Fishing will be the first flashpoint issue as both sides have set July 1st as the target date for a deal on fisheries to give time for negotiations with third countries such as Norway and Iceland in October and November to finalise quota agreements on widely distributed fishing stocks.
“That is a tall order and extremely difficult but not impossible,” says Sean O’Donoghue, chief executive of the Killybegs Fishermen’s Organisation.
The fact that migratory fish like mackerel caught by Donegal trawlers do not stop at man-made borders makes the range of potential solutions large and the negotiations highly complex.
“It is very difficult to explain to a fish that there is a border whereas you can do that to a human and a lorry driver,” Pascal Lamy, the former director general of the World Trade Organisation and a one-time EU trade commissioner, told The Irish Times.
In Donegal, Cavanagh sees the political posturing ahead of talks starting as “sabre-rattling”. However, the concern that fisheries would be cast adrift in favour of the more pressing post-Brexit arrangements facing other more lucrative and powerful industries is palpable in Killybegs. Cavanagh believes that the industry has “become the sacrificial lamb” of the negotiations.
Ireland’s fishing fleets rely heavily on fishing in UK waters to make a living and nowhere is the concern about the collapse of trade talks more keenly felt than in Killybegs.
“No trade deal is a disaster, a total disaster, because it’s vitally important for us that the link between the wider trade negotiations and the fisheries is maintained,” says Cavanagh.
“It is never going to be as good as it was, no matter what deal we get.”
Donegal fishing trawlers traditionally catch mackerel north and northeast of the Irish coast and as far east as the Shetlands, north of Scotland. When the Brexit standstill period expires at the end of the year – and if there is no deal – these waters will be out of bounds to Irish boats.
Mackerel, part of the valuable pelagic stocks landed by the large trawlers that sustains Killybegs and the Donegal fishing industry, are at their most valuable before they start migrating south and southwest towards the Irish coast where they are slimmer and their fat content declines.
This year, the fish only started reaching Irish and EU waters in the second week in February, by which time Japanese buyers have stopped purchasing stocks as the quality of the fish has declined.
Long term, being “out of British waters” could cripple the industry, says Cavanagh.
“Our income will fall, our overheads will rise because when the mackerel are north they are in large shoals. You shoot and tow on a spot of mackerel for maybe 10 minutes. Down here, they are scattered out and you spend longer towing for them,” he says.

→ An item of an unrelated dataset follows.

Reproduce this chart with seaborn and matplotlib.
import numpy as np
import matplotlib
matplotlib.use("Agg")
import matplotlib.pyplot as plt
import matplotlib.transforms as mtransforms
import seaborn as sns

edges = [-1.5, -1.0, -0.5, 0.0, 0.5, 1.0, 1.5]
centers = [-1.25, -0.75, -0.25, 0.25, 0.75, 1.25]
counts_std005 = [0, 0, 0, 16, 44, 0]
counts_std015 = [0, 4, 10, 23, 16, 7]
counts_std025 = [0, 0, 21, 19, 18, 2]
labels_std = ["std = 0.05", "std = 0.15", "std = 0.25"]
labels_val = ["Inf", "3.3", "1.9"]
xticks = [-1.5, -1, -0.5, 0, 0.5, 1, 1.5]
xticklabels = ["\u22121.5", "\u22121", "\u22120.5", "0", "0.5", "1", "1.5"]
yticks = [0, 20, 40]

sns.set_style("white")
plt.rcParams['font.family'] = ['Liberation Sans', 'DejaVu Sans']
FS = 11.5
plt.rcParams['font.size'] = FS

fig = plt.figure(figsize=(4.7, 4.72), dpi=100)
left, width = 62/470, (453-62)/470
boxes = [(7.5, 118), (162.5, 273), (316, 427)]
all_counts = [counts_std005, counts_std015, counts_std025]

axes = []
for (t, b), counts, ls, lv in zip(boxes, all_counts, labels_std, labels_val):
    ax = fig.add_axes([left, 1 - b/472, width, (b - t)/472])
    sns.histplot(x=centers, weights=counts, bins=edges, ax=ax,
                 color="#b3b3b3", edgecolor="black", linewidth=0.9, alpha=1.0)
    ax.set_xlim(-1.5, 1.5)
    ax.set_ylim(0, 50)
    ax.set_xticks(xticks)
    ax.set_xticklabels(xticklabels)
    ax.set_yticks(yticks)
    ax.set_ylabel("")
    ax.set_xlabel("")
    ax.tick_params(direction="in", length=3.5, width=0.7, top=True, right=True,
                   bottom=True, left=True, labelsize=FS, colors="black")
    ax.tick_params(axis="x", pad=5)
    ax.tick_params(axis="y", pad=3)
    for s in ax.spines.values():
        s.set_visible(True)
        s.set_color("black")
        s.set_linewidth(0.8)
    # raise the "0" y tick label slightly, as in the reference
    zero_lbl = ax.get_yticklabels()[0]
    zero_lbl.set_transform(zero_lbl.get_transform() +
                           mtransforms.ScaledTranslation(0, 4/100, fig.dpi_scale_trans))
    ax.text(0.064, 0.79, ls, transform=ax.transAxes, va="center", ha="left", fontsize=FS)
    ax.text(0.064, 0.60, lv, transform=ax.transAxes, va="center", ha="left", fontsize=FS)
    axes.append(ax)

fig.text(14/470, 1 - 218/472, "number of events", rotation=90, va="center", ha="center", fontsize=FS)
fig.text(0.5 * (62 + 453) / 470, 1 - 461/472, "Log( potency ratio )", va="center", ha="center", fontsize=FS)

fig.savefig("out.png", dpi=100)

“If you get a mixed fishery, the horse mackerel damage them, the quality is less and nobody wants to be picking through them in the factories. It is not a good product.

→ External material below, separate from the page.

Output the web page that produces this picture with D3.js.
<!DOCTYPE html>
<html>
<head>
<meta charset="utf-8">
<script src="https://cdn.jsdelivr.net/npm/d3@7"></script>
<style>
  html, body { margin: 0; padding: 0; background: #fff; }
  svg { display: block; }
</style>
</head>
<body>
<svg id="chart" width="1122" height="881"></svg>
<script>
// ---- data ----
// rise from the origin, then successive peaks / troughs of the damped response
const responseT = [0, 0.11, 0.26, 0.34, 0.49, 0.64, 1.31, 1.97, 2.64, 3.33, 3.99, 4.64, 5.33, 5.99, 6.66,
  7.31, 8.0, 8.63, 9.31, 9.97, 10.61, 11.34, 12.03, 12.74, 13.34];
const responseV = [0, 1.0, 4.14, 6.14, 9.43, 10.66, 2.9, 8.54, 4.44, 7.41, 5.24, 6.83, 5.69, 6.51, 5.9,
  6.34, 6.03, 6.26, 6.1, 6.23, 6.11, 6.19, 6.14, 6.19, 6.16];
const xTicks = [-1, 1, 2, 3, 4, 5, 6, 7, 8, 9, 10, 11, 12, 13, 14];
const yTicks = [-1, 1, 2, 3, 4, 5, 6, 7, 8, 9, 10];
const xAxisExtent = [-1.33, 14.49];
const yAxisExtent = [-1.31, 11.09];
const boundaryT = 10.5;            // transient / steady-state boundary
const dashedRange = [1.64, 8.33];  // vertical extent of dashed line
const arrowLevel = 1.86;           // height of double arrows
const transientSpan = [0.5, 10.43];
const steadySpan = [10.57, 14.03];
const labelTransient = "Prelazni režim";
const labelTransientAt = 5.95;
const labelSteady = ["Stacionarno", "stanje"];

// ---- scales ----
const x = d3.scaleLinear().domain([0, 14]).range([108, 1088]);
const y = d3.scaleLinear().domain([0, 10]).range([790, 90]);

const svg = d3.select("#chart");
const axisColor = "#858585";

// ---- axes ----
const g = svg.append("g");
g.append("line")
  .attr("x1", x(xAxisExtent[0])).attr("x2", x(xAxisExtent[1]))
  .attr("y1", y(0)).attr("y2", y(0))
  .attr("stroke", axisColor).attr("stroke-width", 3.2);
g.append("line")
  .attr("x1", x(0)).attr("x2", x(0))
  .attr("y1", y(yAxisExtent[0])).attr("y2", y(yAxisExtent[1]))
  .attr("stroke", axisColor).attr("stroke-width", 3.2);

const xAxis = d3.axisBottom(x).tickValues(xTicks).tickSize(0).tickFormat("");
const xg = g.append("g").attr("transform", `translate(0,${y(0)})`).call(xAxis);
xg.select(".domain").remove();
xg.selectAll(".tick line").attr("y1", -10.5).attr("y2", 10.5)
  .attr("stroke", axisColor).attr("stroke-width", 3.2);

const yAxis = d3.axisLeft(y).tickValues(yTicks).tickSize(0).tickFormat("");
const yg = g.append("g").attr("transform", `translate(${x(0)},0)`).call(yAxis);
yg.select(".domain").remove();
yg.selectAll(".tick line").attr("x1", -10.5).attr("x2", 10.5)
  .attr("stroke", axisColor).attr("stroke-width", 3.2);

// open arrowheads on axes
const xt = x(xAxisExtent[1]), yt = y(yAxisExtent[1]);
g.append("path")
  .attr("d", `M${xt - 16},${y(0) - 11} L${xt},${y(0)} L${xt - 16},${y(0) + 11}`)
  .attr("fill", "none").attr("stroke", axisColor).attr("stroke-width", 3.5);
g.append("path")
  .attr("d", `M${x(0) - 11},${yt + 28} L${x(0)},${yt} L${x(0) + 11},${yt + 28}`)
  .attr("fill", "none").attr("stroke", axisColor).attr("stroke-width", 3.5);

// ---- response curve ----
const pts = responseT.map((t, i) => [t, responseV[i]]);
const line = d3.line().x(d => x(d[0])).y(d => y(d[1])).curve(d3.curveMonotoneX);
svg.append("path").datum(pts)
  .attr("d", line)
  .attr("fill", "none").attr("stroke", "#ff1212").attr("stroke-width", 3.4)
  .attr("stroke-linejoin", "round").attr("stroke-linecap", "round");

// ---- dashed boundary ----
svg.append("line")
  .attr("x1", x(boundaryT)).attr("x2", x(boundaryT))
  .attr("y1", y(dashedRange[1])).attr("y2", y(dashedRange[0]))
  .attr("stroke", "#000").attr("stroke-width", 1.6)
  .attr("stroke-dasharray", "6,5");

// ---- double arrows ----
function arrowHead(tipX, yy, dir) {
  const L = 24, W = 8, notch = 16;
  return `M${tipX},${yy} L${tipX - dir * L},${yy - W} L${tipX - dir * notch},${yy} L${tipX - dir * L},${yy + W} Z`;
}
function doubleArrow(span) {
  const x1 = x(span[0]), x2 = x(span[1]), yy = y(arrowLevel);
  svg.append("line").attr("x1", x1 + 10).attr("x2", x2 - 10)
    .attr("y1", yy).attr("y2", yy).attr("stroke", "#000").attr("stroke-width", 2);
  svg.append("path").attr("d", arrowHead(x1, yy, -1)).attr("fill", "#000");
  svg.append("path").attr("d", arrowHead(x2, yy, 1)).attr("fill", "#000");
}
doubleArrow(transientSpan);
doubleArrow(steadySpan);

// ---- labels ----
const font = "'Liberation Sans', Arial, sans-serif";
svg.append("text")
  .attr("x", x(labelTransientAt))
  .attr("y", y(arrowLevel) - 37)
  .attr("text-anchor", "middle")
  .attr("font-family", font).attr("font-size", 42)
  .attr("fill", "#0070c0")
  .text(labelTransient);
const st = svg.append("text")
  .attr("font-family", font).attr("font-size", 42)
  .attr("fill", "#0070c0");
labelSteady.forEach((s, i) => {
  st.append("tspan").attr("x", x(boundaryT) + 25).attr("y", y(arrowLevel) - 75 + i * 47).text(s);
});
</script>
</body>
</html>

“It is vitally important that we get access to the UK waters.”
On average, mackerel caught in British waters makes up 60 per cent of the Irish fleet’s catch, though it can be as high as 75 per cent. The fleet is 40 per cent dependent on access to the UK waters, mostly in fishing areas west of Cornwall, for nephrops, or prawns. For these species, the economic value of UK waters to the Irish fleet is 60 per cent. For all species, it is 29 per cent.
O’Donoghue of the Killybegs Fishermen’s Organisation said that loss of access to British waters would be “unmitigated disaster” for the Irish industry. The value of the industry would be halved to €600 million, he estimates, and between 30 and 40 per cent of the 14,500 people employed in coastal communities around the country would lose their jobs.
The fallout would not stop there as Irish, British, Dutch and French naval vessels could be forced to manage fishermen unwilling to recognise an “artificial line at sea” if there is no deal. He expects “clashes at sea” not unlike the “scallop war” between French and British boats in 2018.
“There will be chaos on the high seas between the different countries. People are not going to accept that they are out of waters that they have fished in for generations. There will be flashpoints and port blockades – it is inevitable,” he said.
‘We need stability’
A short walk from the quay, Sean Óg Ward’s fish processing factory is quiet for now. He is expecting another catch of fish in two days. At peak, he employs 105 people from August to April processing mackerel, horse mackerel, herring, sprat and blue whiting. He has 30 employees for the rest of the year. Last season, up to 90 per cent of his mackerel came from British waters, he says.
He fears that in the event of no trade deal boats will not be able to catch mackerel until February when it could run into the start of the blue whiting season, reducing the size and value of both catches to the Donegal fishing industry.
“If we don’t get the fish out of UK waters, we are in trouble. The whole industry is in trouble. We need stability. We can’t invest in the company. We don’t know what will happen,” says the Donegal man whose business turned over €60 million last year.
The fishing industry in Donegal is also concerned about what will happen to the waters off the Irish west coast if EU fishing fleets, displaced from British waters, arrive in these fishing grounds.
“It is already a crowded area without putting everybody into it. It would have a crazy effect on stocks and stability and supplies and business models. It just wouldn’t work and it would be disaster for the Irish, a complete disaster,” says Ward.
Standing in a passing rain shower on Killybegs pier, Cavanagh hopes – following the age-old negotiating principle that nothing is agreed until everything is agreed – that fisheries can be kept on the negotiating table for the duration of the talks to extract the most leverage for the industry.
“It is like the little boy on a toilet: nothing’s finished until the paperwork is done,” he says.